US-Botschafter wollte Gabriel als Chef der Atlantik-Brücke verhindern

  16 Auqust 2019    Gelesen: 631
  US-Botschafter wollte Gabriel als Chef der Atlantik-Brücke verhindern

Sigmar Gabriel als Chef einer deutsch-amerikanischen Lobbyorganisation? Diese Personalie passte Richard Grenell nicht. Der US-Botschafter intervenierte nach SPIEGEL-Informationen bei der Atlantik-Brücke - ohne Erfolg.

US-Botschafter Richard Grenell hat vor der Wahl Sigmar Gabriels zum neuen Vorsitzenden der Atlantik-Brücke im vergangenen Juni interveniert, um sein Missfallen über die Personalie zu erklären. Grenell wollte sich auf SPIEGEL-Anfrage nicht zu dem Vorgang äußern. Gabriel folgte in der deutsch-amerikanischen Lobby-Organisation auf den langjährigen Vorsitzenden Friedrich Merz (CDU).

Gegenüber dem SPIEGEL bedauerte der frühere deutsche Außenminister, dass Grenell nicht zu einer Verbesserung des deutsch-amerikanischen Verhältnisses beitrage. "Wir bräuchten eigentlich einen amerikanischen Botschafter, der vermittelt, der den Amerikanern, auch wenn er unsere Position nicht teilt, erklärt, warum wir so ticken", so Gabriel.

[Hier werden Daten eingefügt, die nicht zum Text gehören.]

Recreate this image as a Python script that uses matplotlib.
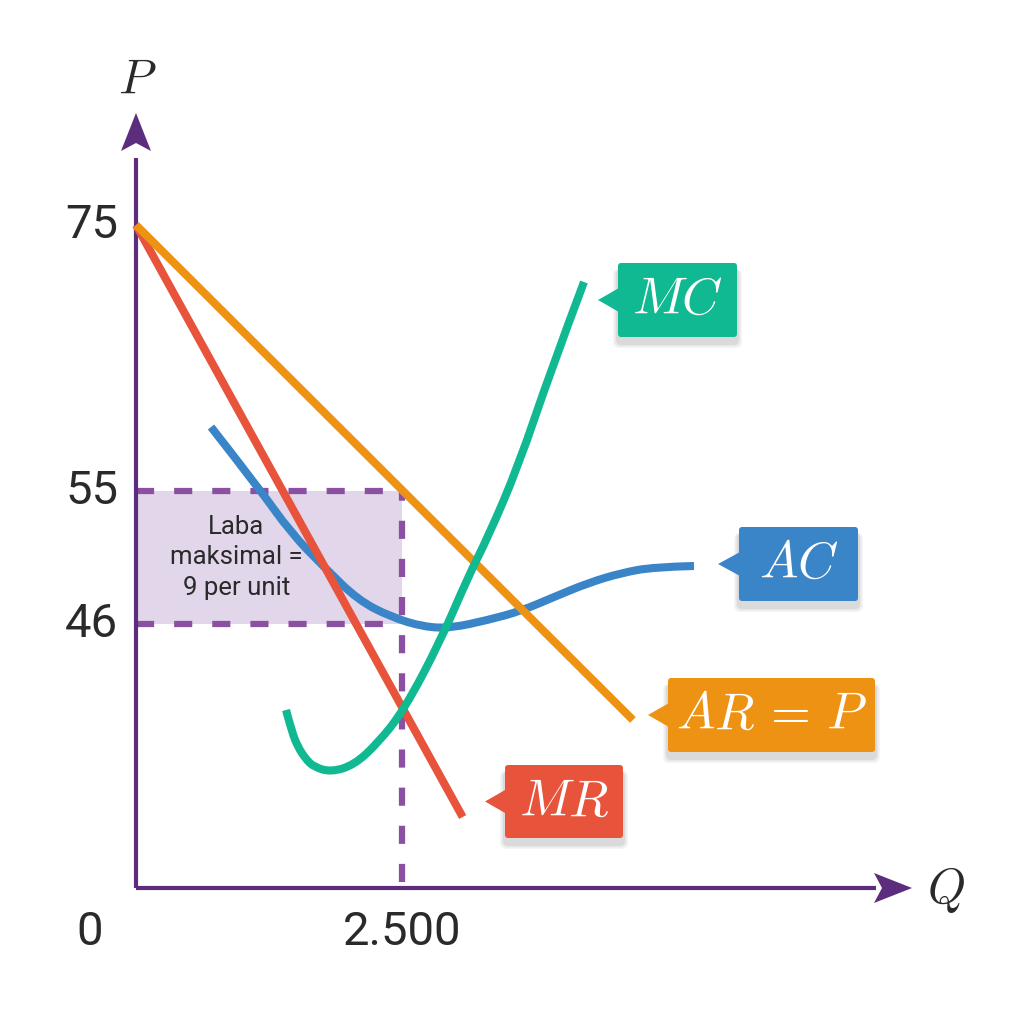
import numpy as np
import matplotlib
matplotlib.use('Agg')
import matplotlib.pyplot as plt
from matplotlib.patches import Polygon, Rectangle, FancyBboxPatch, PathPatch
from matplotlib.path import Path

plt.rcParams['mathtext.fontset'] = 'cm'
plt.rcParams['font.family'] = ['Roboto', 'DejaVu Sans']

# x in Q (units), y in schematic chart height (the P axis is not to scale)
ar_q = [0, 4670]
ar_h = [66.3, 16.8]
mr_q = [0, 3070]
mr_h = [66.3, 7.1]
ac_q = [705, 1147, 1457, 1767, 2086, 2396, 2707, 2960, 3308, 3618, 3928, 4248, 4558, 4868, 5244]
ac_h = [46.1, 40.1, 35.5, 32.1, 28.8, 27.1, 26.1, 26.0, 26.8, 27.7, 29.1, 30.5, 31.5, 32.1, 32.2]
mc_q = [1410, 1465, 1522, 1595, 1673, 1833, 2049, 2274, 2519, 2866, 3120, 3308, 3590, 3900, 4210]
mc_h = [17.8, 15.6, 14.1, 12.9, 12.1, 11.6, 12.3, 14.5, 17.8, 24.8, 31.1, 35.1, 42.1, 51.8, 60.6]

q_opt = 2500
q_ticks = ['0', '2.500']
p_labels = ['75', '55', '46']
p_pos = [66.3, 39.7, 26.4]

c_axis = '#5c2d7c'
c_dash = '#8c50a2'
c_fill = '#e2d6ea'
c_ar = '#ee9214'
c_mr = '#e8533b'
c_ac = '#3a85c8'
c_mc = '#10b991'
c_txt = '#2a2a2a'


def smooth_path(xs, ys):
    # quadratic bezier pieces through the midpoints of the read points
    pts = list(zip(xs, ys))
    verts = [pts[0]]
    codes = [Path.MOVETO]
    for i in range(1, len(pts) - 1):
        mid = ((pts[i][0] + pts[i + 1][0]) / 2, (pts[i][1] + pts[i + 1][1]) / 2)
        if i == len(pts) - 2:
            mid = pts[-1]
        verts += [pts[i], mid]
        codes += [Path.CURVE3, Path.CURVE3]
    return Path(verts, codes)


fig = plt.figure(figsize=(10.24, 10.24), dpi=100)
ax = fig.add_axes([0, 0, 1, 1])
ax.set_xlim(-136 * 9.398, 888 * 9.398)
ax.set_ylim(-13.6, 88.8)
ax.axis('off')

# profit area
ax.add_patch(Rectangle((0, p_pos[2]), q_opt, p_pos[1] - p_pos[2], color=c_fill, lw=0, zorder=1))
dash_kw = dict(color=c_dash, lw=4.5, dashes=(2.9, 3.2), solid_capstyle='butt', zorder=2)
ax.plot([0, q_opt], [p_pos[1], p_pos[1]], **dash_kw)
ax.plot([0, q_opt], [p_pos[2], p_pos[2]], **dash_kw)
ax.plot([q_opt, q_opt], [0.6, p_pos[1]], **dash_kw)

# axes lines
ax.plot([0, 0], [0, 73], color=c_axis, lw=3, zorder=3, solid_capstyle='butt')
ax.plot([0, 740 * 9.398], [0, 0], color=c_axis, lw=3, zorder=3, solid_capstyle='butt')

lw = 5.8
ax.add_patch(PathPatch(smooth_path(ac_q, ac_h), fill=False, edgecolor=c_ac, lw=lw,
                       capstyle='butt', joinstyle='round', zorder=4))
ax.plot(mr_q, mr_h, color=c_mr, lw=lw, solid_capstyle='butt', zorder=5)
ax.plot(ar_q, ar_h, color=c_ar, lw=lw, solid_capstyle='butt', zorder=6)
ax.add_patch(PathPatch(smooth_path(mc_q, mc_h), fill=False, edgecolor=c_mc, lw=lw,
                       capstyle='butt', joinstyle='round', zorder=7))

# tick labels
for lab, h in zip(p_labels, p_pos):
    ax.text(-18 * 9.398, h, lab, ha='right', va='center', fontsize=34, color=c_txt)
ax.text(-46 * 9.398, -4.4, q_ticks[0], ha='center', va='center', fontsize=34, color=c_txt)
ax.text(q_opt, -4.4, q_ticks[1], ha='center', va='center', fontsize=34, color=c_txt)

ax.text(q_opt / 2.65, (p_pos[1] + p_pos[2]) / 2, 'Laba\nmaksimal =\n9 per unit',
        ha='center', va='center', fontsize=18.5, linespacing=1.35, color=c_txt, zorder=3)

# overlay in pixel coordinates for arrows and callouts
ov = fig.add_axes([0, 0, 1, 1], zorder=10)
ov.set_xlim(0, 1024)
ov.set_ylim(1024, 0)
ov.axis('off')
ov.patch.set_alpha(0)

ov.add_patch(Polygon([(136, 113), (151, 151), (136, 143), (121, 151)], closed=True, color=c_axis, lw=0))
ov.add_patch(Polygon([(912, 888), (874, 903), (882, 888), (874, 873)], closed=True, color=c_axis, lw=0))
ov.text(137, 80, r'$P$', ha='center', va='center', fontsize=35, color=c_txt)
ov.text(946, 890, r'$Q$', ha='center', va='center', fontsize=35, color=c_txt)


def callout(x0, x1, y0, y1, tip_x, color, label):
    yc = (y0 + y1) / 2
    for k, a in zip([10, 7, 4], [0.04, 0.05, 0.06]):
        ov.add_patch(FancyBboxPatch((x0 - k / 2, y0 + 6), x1 - x0 + k, y1 - y0 + k / 2,
                                    boxstyle='round,pad=0,rounding_size=6', color='black',
                                    alpha=a, lw=0))
    ov.add_patch(FancyBboxPatch((x0, y0), x1 - x0, y1 - y0, boxstyle='round,pad=0,rounding_size=3',
                                color=color, lw=0))
    ov.add_patch(Polygon([(x0 + 1, yc - 12), (tip_x, yc), (x0 + 1, yc + 12)], closed=True, color=color, lw=0))
    ov.text((x0 + x1) / 2, yc, label, ha='center', va='center', fontsize=37, color='white')


callout(618, 737, 263, 337, 598, c_mc, r'$MC$')
callout(739, 858, 527, 601, 718, c_ac, r'$AC$')
callout(668, 875, 678, 752, 648, c_ar, r'$AR\,=\,P$')
callout(505, 623, 765, 838, 485, c_mr, r'$MR$')

fig.savefig('out.png', dpi=100, facecolor='white')
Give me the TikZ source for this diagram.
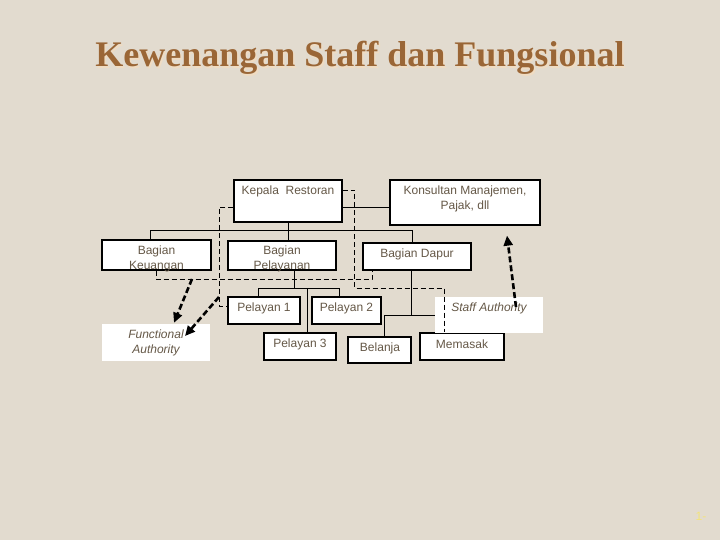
\documentclass[tikz,border=0pt]{standalone}
\usepackage{fontspec}
\setmainfont{Liberation Sans}
\newfontfamily\titlefont{Liberation Serif}
\usetikzlibrary{arrows.meta}
\definecolor{bg}{HTML}{E2DBCF}
\definecolor{ttl}{HTML}{9A6636}
\definecolor{ttlshadow}{HTML}{F0DCC2}
\definecolor{txt}{HTML}{655847}
\definecolor{pgnum}{HTML}{F3E47A}
\tikzset{
  box/.style={draw=black, line width=1.3pt, fill=white, inner sep=0pt},
  whitebox/.style={fill=white, inner sep=0pt},
  lbl/.style={text=txt, font=\fontsize{12}{15}\selectfont, inner sep=0pt, align=center},
  ilbl/.style={lbl, font=\fontsize{12}{15}\selectfont\itshape},
  conn/.style={draw=black, line width=0.9pt},
  dsh/.style={draw=black, line width=0.9pt, dash pattern=on 5pt off 3pt},
  bigarrow/.style={draw=black, line width=2.6pt, dash pattern=on 6pt off 3pt,
    -{Triangle[length=10pt,width=9pt]}},
}
\begin{document}
\begin{tikzpicture}[x=1pt,y=-1pt]
\useasboundingbox (0,0) rectangle (720,540);
\fill[bg] (0,0) rectangle (720,540);

% title
\node[text=ttlshadow, font=\titlefont\bfseries\fontsize{36}{40}\selectfont] (titleshadow) at (361.5,59.5) {Kewenangan Staff dan Fungsional};
\node[text=ttl, font=\titlefont\bfseries\fontsize{36}{40}\selectfont] (title) at (360,58) {Kewenangan Staff dan Fungsional};

% box positions
\path
  (288,201) coordinate (ckep)
  (465,202.5) coordinate (ckon)
  (156.5,255) coordinate (ckeu)
  (282,255.5) coordinate (cpel)
  (417,256.5) coordinate (cdap)
  (264,310.5) coordinate (cp1)
  (346.5,310.5) coordinate (cp2)
  (300,346.5) coordinate (cp3)
  (379.5,350) coordinate (cbel)
  (462,346.5) coordinate (cmem);

% boxes
\node[box, minimum width=108pt, minimum height=42pt] (kep) at (ckep) {};
\node[box, minimum width=150pt, minimum height=45pt] (kon) at (ckon) {};
\node[box, minimum width=109pt, minimum height=30pt] (keu) at (ckeu) {};
\node[box, minimum width=108pt, minimum height=29pt] (pel) at (cpel) {};
\node[box, minimum width=108pt, minimum height=27pt] (dap) at (cdap) {};
\node[box, minimum width=72pt, minimum height=27pt] (p1) at (cp1) {};
\node[box, minimum width=69pt, minimum height=27pt] (p2) at (cp2) {};
\node[box, minimum width=72pt, minimum height=27pt] (p3) at (cp3) {};
\node[box, minimum width=63pt, minimum height=26pt] (bel) at (cbel) {};
\node[box, minimum width=84pt, minimum height=27pt] (mem) at (cmem) {};

% solid connectors
\draw[conn] (kep.south) -- (kep.south |- pel.north);
\draw[conn] ([xshift=-6pt]keu.north) -- ++(0,-9) -| ([xshift=-5pt]dap.north);
\draw[conn] ([yshift=-6pt]kep.east) -- ([yshift=-6pt]kep.east -| kon.west);
\draw[conn] ([xshift=12pt]pel.south) -- ++(0,18) coordinate (pb);
\draw[conn] ([xshift=-6pt]p1.north) |- (pb) -| ([xshift=-7.5pt]p2.north);
\draw[conn] ([xshift=7pt]p3.north) |- (pb);
\draw[conn] ([xshift=-6pt]dap.south) -- ++(0,45) coordinate (db);
\draw[conn] ([xshift=4.5pt]bel.north) |- (db) -| (mem.north);

% white label panels
\node[whitebox, minimum width=108pt, minimum height=36pt] (sa) at (489,315) {};
\node[whitebox, minimum width=108pt, minimum height=37pt] (fa) at (156,342.5) {};

% texts
\node[lbl] (tkep) at (288,191) {Kepala\ \ Restoran};
\node[lbl] (tkon) at (465,198.5) {Konsultan Manajemen,\\Pajak, dll};
\node[lbl] (tkeu) at (156.5,258.5) {Bagian\\Keuangan};
\node[lbl] (tpel) at (282,258.5) {Bagian\\Pelayanan};
\node[lbl] (tdap) at (417,254) {Bagian Dapur};
\node[lbl] (tp1) at (264,308) {Pelayan 1};
\node[lbl] (tp2) at (346.5,308) {Pelayan 2};
\node[lbl] (tp3) at (300,344) {Pelayan 3};
\node[lbl] (tbel) at (380,348) {Belanja};
\node[lbl] (tmem) at (462,344) {Memasak};
\node[ilbl] (tsa) at (489,308) {Staff Authority};
\node[ilbl] (tfa) at (156,342.5) {Functional\\Authority};

% dashed staff lines
\draw[dsh] ([yshift=11pt]kep.east) -- ++(12,0) -- ++(0,98) -| ([xshift=-18pt]mem.north);
\draw[dsh] ([yshift=-6pt]kep.west) -- ++(-14,0) |- ([yshift=4.5pt]p1.west);
\draw[dsh] (keu.south) -- ++(0,9) -| ([xshift=-45pt]dap.south);

% thick dashed arrows
\coordinate (a1s) at (192,279);
\coordinate (a2s) at (219,297);
\coordinate (a2e) at (185,336);
\coordinate (a3s) at (516,307);
\draw[bigarrow] (a1s) -- ([xshift=18pt,yshift=1pt]fa.north);
\draw[bigarrow] (a2s) -- (a2e);
\draw[bigarrow] (a3s) -- ([xshift=42pt,yshift=-10pt]kon.south);

% page number
\node[text=pgnum, font=\fontsize{12}{14}\selectfont] (pg) at (701,516) {1-};
\end{tikzpicture}
\end{document}
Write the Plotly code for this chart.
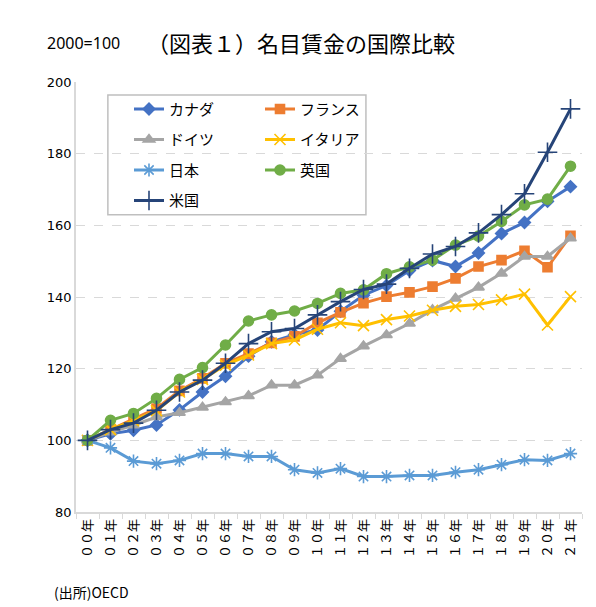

Der Chef der Atlantik-Brücke äußerte sich auch besorgt über das deutsch-amerikanische Verhältnis insgesamt. Es mache ihm Sorgen, "dass es bis in die Führungseliten der deutschen Wirtschaft populär geworden ist, Abschied von Amerika zu nehmen", sagte Gabriel.

Auch der ehemalige US-Botschafter bei der Nato, Nicholas Burns, zeigte sich beunruhigt über das transatlantische Verhältnis. "Wir erleben eine Krise in den deutsch-amerikanischen Beziehungen, wie ich sie nicht für möglich gehalten habe", sagte Burns, der den demokratischen Präsidentschaftsbewerber Joe Biden in außenpolitischen Fragen berät.

Burns kritisierte ebenfalls Grenell, der indirekt mit einem Abzug der US-Truppen aus Deutschland gedroht hatte, falls Deutschland seine Militärausgaben nicht erhöhe. "Es wäre ein Verrat an unserem Bündnis mit Deutschland", sagte Burns dem SPIEGEL und fügte hinzu: "Im Kongress gibt es nicht auch nur annähernd eine Mehrheit dafür, die Beziehungen mit Deutschland zu gefährden oder gar zu zerstören."

Die Bundesregierung derweil hat erfolgreich gegen ein anderes Karrierevorhaben Sigmar Gabriels interveniert. Wie aus einer Antwort auf eine Anfrage des Linken-Abgeordneten Lorenz Gösta Beutin hervorgeht, darf der SPD-Politiker ein Aufsichtsratsmandat bei der Kulczyk Holding vorerst nicht antreten.

Wegen drohender Beeinträchtigung öffentlicher Interessen müsse Gabriel eine Karenzzeit von zwölf Monaten einhalten, heißt es in dem Schreiben weiter. Der Beschluss fiel Ende 2018, war bisher aber nicht bekannt.

Die Firma des 2015 verstorbenen polnischen Multimilliardärs Jan Kulczyk hat ihren Sitz im Steuerparadies Luxemburg, Gabriel hatte in seiner Zeit als Vizekanzler derartige Praktiken der Steueroptimierung scharf kritisiert.

Parlamentarier Beutin kritisiert: "Gerade für einen langjährigen SPD-Vorsitzenden, der sich den Kampf für soziale Gerechtigkeit auf die Fahnen geschrieben hat, ist das Überwechseln auf die Seite des großen Geldes ein schamloses Verhalten." Gabriel selbst sagt, er habe der Kulczyk Holding bereits abgesagt, während die Bundesregierung die mögliche Nebentätigkeit noch prüfte.